La ville de Niono est souvent marquée par des convoitises et convulsions politico-sécuritaires non négligeables au point que sa cohésion sociale en est régulièrement menacée.
– Maliweb.net – Le jeudi 19 septembre dernier, le calme trompeur que connaissait Niono a été ébranlé par une manifestation quasi spontanée de plusieurs centaines de jeunes qui ont incendié le commissariat et finir par tuer le commissaire de police Issiaka Tounkara. Un manifestant a été tué et une trentaine blessés. Les renforts dépêchés dans la ville le même jour et le lendemain vendredi ont permis de mettre la main sur de nombreux activistes et plusieurs manifestants qui apparaissaient dans des vidéos amateurs diffusées sur les réseaux sociaux. Ces images et d’autres éléments d’analyse ne laissent aucun observateur indifférent.

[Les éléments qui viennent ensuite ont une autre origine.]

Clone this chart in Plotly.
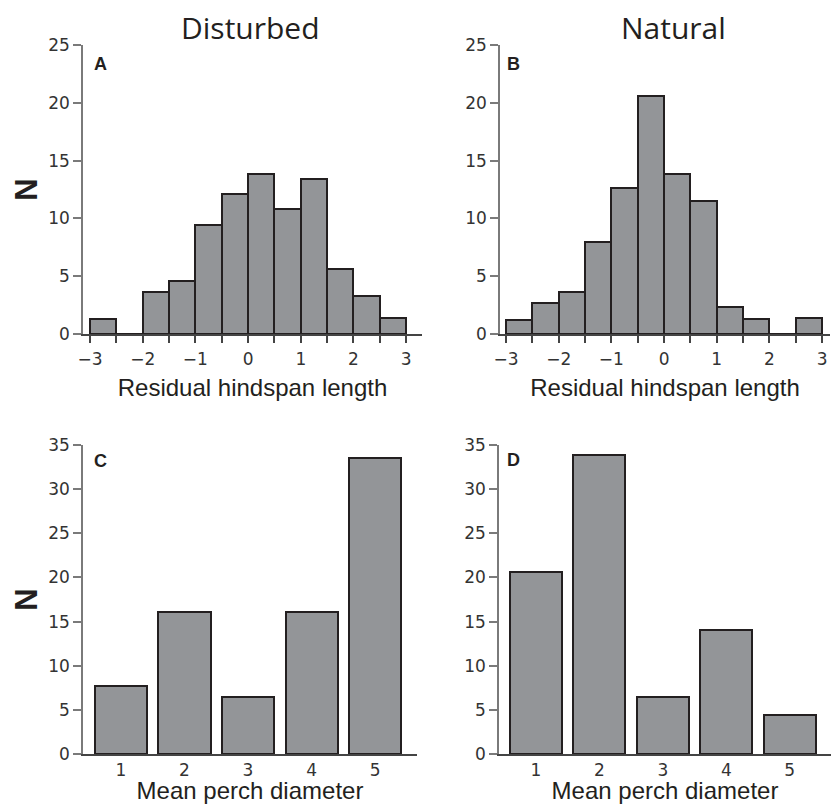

D’abord, il faut signaler que la ville de Niono est une zone qui a été marquée, depuis la survenance de la crise sécuritaire de 2012, par un degré élevé d’insécurité. La ville et ses environs, centres névralgiques de la vaste et verdoyante vallée de l’Office du Niger, ont longtemps aiguisé les appétits d’expansion des groupes jihadistes et extrémistes. Il s’en suit que Niono et ses alentours n’ont pas tardé à héberger, malgré son caractère d’agropole, des cellules dormantes du terrorisme dotées de fortes capacités de nuisance.
En outre, la disponibilité de pâturage et la présence d’importantes couches de populations agropastorales ont créé dans la zone un attrait naturel à l’expansion d’éléments nomades venus des régions du centre et du Nord du pays. Il va alors sans dire que cette « cosmopolisation » de Niono s’est renforcée avec la crise sécuritaire de 2012 avec pour conséquence une grande circulation d’armes, de munitions et un certain bellicisme à l’endroit des forces de l’ordre, voire des force de défense. « Comment comprendre l’enlèvement de nos bétails, l’occupation de nos terres par des terroristes alors même que Niono est à deux pas de Markala, Macina, Nampala et de Ségou, dotés d’effectifs militaires devant défendre la population ? », se demandait la semaine dernière un élu local.
Par ailleurs, la proximité du barrage hydroagricole de Markala et son riche potentiel de terres a fait de Niono un carrefour stratégique de divers trafics vers le centre du pays. Et, par le principe des vases communicants, les effluves pestilentiels d’AQMI sont perceptibles venant de Tombouctou via Léré et Mopti. Toute chose qui a exacerbé les tensions entre diverses communautés de cette localité charnière de l’ancien empire du Macina. Et, l’instrumentalisation orchestrée par les adeptes du prédicateur Amadou Kouffa a mis les nerfs à fleur de peau contre les symboles de l’Etat. Ce qui a développé dans certaines consciences la « victimisation des Peuls », pourtant réputés à tort ou à raison prédisposés à l’expression de la violence. L’enlèvement et l’assassinat du juge Soungalo Koné n’est-il pas vivace dans les mémoires ? D’autres attaques armées ne se sont-elles pas succédées à Niono ? La localité n’était-elle pas classée zone à risque de déflagration sécuritaire élevé ?
A ce tableau explosif s’agrège des velléités politiciennes de conquêtes des suffrages qui ont divisées les populations et les a facilement opposées aux représentants de l’Etat. Sinon comment comprendre des centaines de jeunes s’en prennent si violemment à un commissariat censé les protéger ? Ce ne sont pas les accusations contre le ministre de la Sécurité, le Général Salif Traoré publiées sur les réseaux sociaux qui diront le contraire. Formulées par le député SADI, Amadou Araba Doumbia de la ville, ce réquisitoire traduit une certaine accointance entre les manifestants et certaines chapelles politiques.
Mais, il faut reconnaître que l’Etat a manqué de prévenances en ne renforçant pas la sécurité du Compol IssiakaTounkara, alors même qu’il n’a pas anticipé en l’affectant à un autre commissariat. Il ne reste, à présent, à situer clairement les responsabilités pénales. Et à sévir lourdement pour hausser le facteur dissuasif de ces… « complots » contre notre vivre ensemble, par ces temps de crise sécuritaire aggravée.